A maths number puzzle We have these digits : $1,2,3,4,5,6,7,8,9$. Using these digits, we have to make two numbers such that their product must be as large as possible. We have to use all digits only once.
I did $97531\times 8642$ and got $842862902$
 A: I got a bigger one : 
$87531\times 9642=843973902$
What I did was start with two blanks. Then I started putting the greater digits one by one, keeping the sum of digits of both the number somewhat balanced. The greater digits are given more preference, by putting them at a greater place value.
A: Note that if $a\gt b$ and $c\gt 0$ then $(10a+b)c\gt (10b+a)c$ - so we can organise the two numbers so that the largest digits are in the places of highest significance. 
If the two numbers we are multiplying have $m$ and $n$ digits their product is less than $10^m\times 10^n=10^{m+n}=10^9$ so the product must have at most nine digits, and since nine digits is possible, the largest product will have nine digits.
Work down from the most significant digits.
$9\times 8=72$
Now we place $7$ and since $7\times 9\gt 7\times 8$ we choose $9\times 87$.
Next $6$ has to be allocated.
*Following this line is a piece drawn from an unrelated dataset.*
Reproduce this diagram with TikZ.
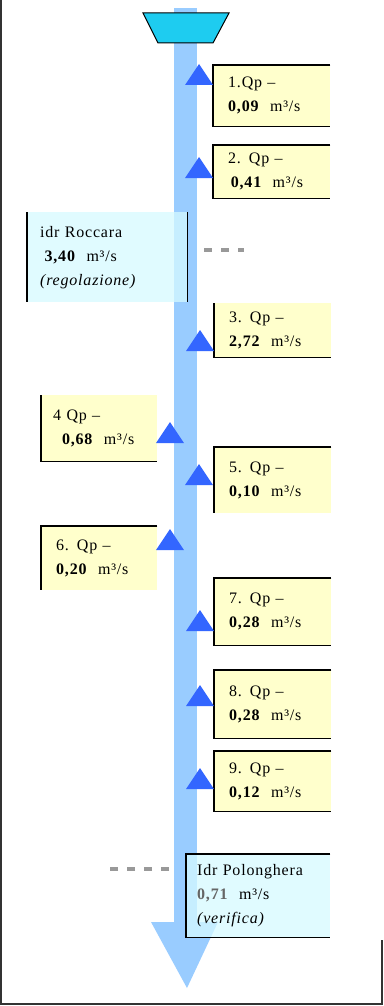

It occupies a more significant place (second) if we have $96\times 87$ than $9\times 876$ where it is third - check $8352\gt 7884$.
Now $5$ goes in the most significant place it can, and since both are equal, it goes where it is multiplied by the highest number i.e. $96\times 875$
Continuing we get $9642\times87531=843,973,902$
@imakesmalltalk got there first, but this explanation was too long for a comment.
A: $87531 \cdot 9642 = 843973902$
I could confirm imakesmalltalk's answer by a JavaScript program.
Install node.js, execute node the-saved-script-name.js and the last line from the program's output should be the largest possible product.
The program should run reasonably fast, it needs 3.936 seconds on my PC.
/* Create all given permutations of an array
 * @author Oriol <http://stackoverflow.com/users/1529630/oriol
 * @link http://stackoverflow.com/a/11509565/603003
 * @license CC BY-SA 3.0 with attribution required
 */
function permute(input) {
    var permArr = [],
    usedChars = [];
    function main(){
        var i, ch;
        for (i = 0; i < input.length; i++) {
            ch = input.splice(i, 1)[0];
            usedChars.push(ch);
            if (input.length == 0) {
                permArr.push(usedChars.slice());
            }
            main();
            input.splice(i, 0, ch);
            usedChars.pop();
        }
        return permArr;
    }
    return main();
}

var numbers = [1,2,3,4,5,6,7,8,9];
var maxProduct = 0;

permute(numbers).forEach(function (permutation) {
    for (var i=1; i<9; i++) {
        var factor1 = parseInt(permutation.slice(0, i).join(""), 10);
        var factor2 = parseInt(permutation.slice(i, permutation.length).join(""), 10);
        var product = factor1 * factor2;
        if (product > maxProduct) {
            maxProduct = product;
            console.log("New maxProduct: " + maxProduct + " (factor1: " + factor1 + ", factor2: " + factor2 + ")");
        }
    }
});

Output:

...
  the last line follows:
  New maxProduct: 843973902 (factor1: 87531, factor2: 9642)

A: I did $963×875421 = 843030423 > 97531×8642 = 842862902$.